═══ RECORDS TO PROCESS ═══
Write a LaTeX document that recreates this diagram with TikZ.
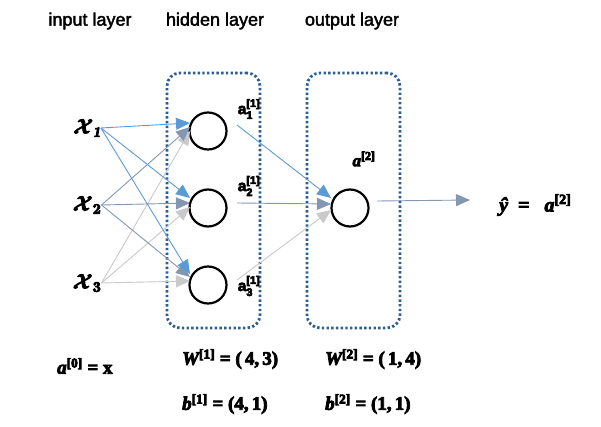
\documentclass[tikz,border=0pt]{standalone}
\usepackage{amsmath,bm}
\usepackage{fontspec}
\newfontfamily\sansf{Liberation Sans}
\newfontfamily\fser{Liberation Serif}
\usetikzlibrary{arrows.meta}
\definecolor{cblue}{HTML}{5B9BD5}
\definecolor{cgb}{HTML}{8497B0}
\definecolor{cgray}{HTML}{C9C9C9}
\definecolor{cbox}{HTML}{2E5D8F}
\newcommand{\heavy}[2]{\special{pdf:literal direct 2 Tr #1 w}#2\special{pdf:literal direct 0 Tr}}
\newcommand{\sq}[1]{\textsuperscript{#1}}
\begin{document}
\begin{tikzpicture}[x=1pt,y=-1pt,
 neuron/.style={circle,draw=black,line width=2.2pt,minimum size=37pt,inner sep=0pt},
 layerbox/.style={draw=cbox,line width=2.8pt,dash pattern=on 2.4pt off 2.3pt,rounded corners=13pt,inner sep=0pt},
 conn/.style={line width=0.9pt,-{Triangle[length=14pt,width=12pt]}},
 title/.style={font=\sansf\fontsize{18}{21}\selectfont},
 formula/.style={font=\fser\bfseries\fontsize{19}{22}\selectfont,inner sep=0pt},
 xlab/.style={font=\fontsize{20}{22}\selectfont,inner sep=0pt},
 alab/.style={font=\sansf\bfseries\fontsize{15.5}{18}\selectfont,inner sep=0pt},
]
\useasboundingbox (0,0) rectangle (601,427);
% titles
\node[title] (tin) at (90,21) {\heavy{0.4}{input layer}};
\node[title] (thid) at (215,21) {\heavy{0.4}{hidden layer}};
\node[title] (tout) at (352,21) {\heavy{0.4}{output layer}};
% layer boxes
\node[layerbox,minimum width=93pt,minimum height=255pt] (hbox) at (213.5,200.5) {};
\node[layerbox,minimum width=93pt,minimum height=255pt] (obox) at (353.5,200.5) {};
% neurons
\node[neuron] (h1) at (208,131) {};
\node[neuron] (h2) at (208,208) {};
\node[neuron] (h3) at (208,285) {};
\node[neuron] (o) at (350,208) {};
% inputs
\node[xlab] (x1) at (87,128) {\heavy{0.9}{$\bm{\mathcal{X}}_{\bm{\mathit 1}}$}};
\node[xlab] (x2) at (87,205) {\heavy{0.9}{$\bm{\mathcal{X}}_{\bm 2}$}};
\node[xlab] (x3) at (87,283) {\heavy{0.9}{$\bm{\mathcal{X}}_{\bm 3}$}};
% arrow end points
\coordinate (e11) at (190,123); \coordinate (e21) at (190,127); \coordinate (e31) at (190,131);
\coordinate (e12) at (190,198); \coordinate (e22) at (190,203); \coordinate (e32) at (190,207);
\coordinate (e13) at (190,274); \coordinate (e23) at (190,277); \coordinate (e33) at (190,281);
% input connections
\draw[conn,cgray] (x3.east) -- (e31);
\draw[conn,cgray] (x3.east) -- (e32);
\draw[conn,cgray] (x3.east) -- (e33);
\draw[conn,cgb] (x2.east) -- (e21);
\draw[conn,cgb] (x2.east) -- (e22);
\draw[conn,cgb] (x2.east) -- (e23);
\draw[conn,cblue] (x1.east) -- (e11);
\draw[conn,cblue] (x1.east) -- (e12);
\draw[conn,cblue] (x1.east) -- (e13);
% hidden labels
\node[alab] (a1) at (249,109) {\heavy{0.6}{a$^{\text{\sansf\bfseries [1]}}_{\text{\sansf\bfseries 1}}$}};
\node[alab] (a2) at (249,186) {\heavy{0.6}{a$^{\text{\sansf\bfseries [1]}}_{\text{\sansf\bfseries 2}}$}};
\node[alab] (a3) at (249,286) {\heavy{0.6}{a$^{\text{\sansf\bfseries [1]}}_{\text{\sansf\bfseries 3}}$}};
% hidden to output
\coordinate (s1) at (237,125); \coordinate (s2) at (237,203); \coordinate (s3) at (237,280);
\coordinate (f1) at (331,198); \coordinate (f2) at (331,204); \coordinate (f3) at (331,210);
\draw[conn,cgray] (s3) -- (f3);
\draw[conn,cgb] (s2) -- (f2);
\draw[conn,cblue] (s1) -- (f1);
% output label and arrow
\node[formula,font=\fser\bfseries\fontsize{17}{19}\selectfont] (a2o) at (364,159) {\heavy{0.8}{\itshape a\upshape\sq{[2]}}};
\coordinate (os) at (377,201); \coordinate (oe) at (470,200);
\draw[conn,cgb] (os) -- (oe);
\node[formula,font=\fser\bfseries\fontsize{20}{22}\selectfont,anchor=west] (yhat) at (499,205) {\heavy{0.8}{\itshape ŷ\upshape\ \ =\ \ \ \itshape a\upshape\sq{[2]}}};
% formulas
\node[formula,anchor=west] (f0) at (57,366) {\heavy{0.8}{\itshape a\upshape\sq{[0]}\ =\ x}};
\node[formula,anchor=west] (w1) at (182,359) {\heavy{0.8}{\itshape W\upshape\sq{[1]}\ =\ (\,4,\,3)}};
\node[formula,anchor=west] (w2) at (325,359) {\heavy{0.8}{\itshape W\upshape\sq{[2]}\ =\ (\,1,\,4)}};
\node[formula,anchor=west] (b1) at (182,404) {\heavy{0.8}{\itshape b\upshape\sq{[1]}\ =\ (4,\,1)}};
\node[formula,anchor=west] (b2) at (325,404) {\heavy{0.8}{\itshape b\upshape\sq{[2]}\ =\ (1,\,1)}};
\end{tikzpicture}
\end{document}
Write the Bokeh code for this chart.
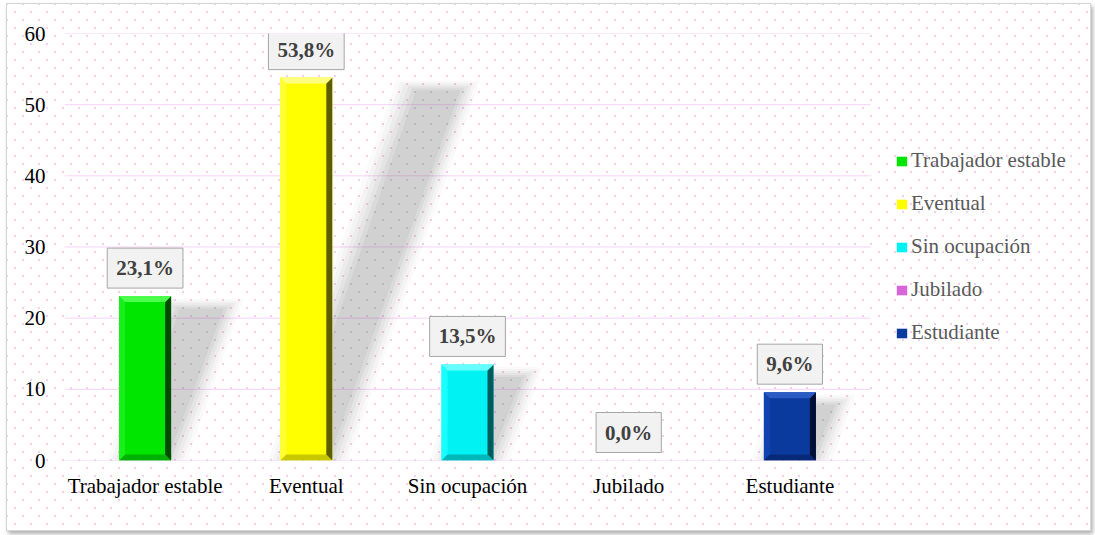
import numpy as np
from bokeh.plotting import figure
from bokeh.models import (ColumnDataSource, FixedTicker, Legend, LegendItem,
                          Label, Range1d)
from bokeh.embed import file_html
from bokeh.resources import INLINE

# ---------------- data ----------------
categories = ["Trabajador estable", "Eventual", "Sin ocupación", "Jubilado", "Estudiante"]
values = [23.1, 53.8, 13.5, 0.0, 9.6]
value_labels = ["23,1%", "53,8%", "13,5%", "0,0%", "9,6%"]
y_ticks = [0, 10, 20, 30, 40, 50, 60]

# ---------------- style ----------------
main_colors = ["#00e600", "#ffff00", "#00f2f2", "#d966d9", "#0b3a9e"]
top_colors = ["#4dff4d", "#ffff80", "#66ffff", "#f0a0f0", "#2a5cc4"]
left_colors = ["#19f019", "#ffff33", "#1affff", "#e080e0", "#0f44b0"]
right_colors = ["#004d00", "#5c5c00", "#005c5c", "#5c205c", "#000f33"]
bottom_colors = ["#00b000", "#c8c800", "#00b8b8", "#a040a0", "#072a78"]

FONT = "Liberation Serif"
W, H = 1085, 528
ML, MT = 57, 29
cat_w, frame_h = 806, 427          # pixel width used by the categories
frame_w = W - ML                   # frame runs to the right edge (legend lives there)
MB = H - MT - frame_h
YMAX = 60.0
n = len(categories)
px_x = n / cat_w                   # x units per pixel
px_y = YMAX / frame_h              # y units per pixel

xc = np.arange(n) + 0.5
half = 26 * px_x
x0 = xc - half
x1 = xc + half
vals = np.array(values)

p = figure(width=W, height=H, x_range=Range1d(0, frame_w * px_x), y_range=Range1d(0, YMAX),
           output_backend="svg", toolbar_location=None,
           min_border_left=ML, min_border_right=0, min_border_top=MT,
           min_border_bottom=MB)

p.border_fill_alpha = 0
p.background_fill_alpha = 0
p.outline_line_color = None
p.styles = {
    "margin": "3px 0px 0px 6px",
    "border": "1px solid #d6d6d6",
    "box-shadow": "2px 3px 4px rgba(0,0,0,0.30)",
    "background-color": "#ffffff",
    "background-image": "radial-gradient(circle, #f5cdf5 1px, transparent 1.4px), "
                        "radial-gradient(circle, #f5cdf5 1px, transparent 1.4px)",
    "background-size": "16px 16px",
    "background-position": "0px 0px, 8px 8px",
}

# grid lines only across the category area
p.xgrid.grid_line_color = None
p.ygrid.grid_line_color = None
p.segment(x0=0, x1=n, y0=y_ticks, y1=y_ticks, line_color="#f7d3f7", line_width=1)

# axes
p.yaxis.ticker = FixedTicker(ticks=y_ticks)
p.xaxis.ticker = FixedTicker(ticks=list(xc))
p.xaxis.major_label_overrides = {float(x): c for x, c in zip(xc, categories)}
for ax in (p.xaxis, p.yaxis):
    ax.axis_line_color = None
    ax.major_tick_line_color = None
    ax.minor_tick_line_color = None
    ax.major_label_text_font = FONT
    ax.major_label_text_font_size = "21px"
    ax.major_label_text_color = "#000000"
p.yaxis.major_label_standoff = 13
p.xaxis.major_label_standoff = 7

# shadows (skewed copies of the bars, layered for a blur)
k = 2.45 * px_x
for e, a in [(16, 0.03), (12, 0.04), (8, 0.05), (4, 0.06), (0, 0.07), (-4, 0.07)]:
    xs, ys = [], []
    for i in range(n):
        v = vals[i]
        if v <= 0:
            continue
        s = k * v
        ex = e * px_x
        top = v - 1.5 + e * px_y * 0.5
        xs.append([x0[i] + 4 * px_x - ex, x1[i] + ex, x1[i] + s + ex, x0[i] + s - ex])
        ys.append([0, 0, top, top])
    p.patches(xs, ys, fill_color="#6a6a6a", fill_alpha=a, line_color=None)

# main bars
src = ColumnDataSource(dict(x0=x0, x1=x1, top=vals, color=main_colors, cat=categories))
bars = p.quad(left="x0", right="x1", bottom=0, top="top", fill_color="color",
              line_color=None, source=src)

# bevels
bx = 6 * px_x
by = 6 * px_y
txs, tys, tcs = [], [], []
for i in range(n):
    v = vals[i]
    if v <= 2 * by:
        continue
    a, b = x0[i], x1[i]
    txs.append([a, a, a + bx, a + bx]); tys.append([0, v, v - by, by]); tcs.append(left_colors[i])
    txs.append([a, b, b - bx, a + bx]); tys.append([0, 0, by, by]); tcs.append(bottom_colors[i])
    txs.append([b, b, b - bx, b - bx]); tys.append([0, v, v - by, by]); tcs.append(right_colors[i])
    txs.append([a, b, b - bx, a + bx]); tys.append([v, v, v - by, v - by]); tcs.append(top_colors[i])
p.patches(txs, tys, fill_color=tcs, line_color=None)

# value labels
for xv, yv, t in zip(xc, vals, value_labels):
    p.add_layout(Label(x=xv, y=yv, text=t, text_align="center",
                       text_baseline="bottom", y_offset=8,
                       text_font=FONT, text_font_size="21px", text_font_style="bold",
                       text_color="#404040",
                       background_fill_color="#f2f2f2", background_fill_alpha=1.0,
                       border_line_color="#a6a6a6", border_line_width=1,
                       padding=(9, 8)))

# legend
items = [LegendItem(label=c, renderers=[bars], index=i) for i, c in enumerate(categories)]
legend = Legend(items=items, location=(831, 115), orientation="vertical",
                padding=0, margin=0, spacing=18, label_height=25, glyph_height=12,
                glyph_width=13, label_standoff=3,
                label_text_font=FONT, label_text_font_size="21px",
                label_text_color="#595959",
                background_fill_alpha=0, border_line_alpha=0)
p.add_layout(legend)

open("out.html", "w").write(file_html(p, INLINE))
═══
EXERCISE INSTRUCTIONS => Among the entries, how many lines contain the string "this"? Give the number without anything else.

EXERCISE SOLUTION => 2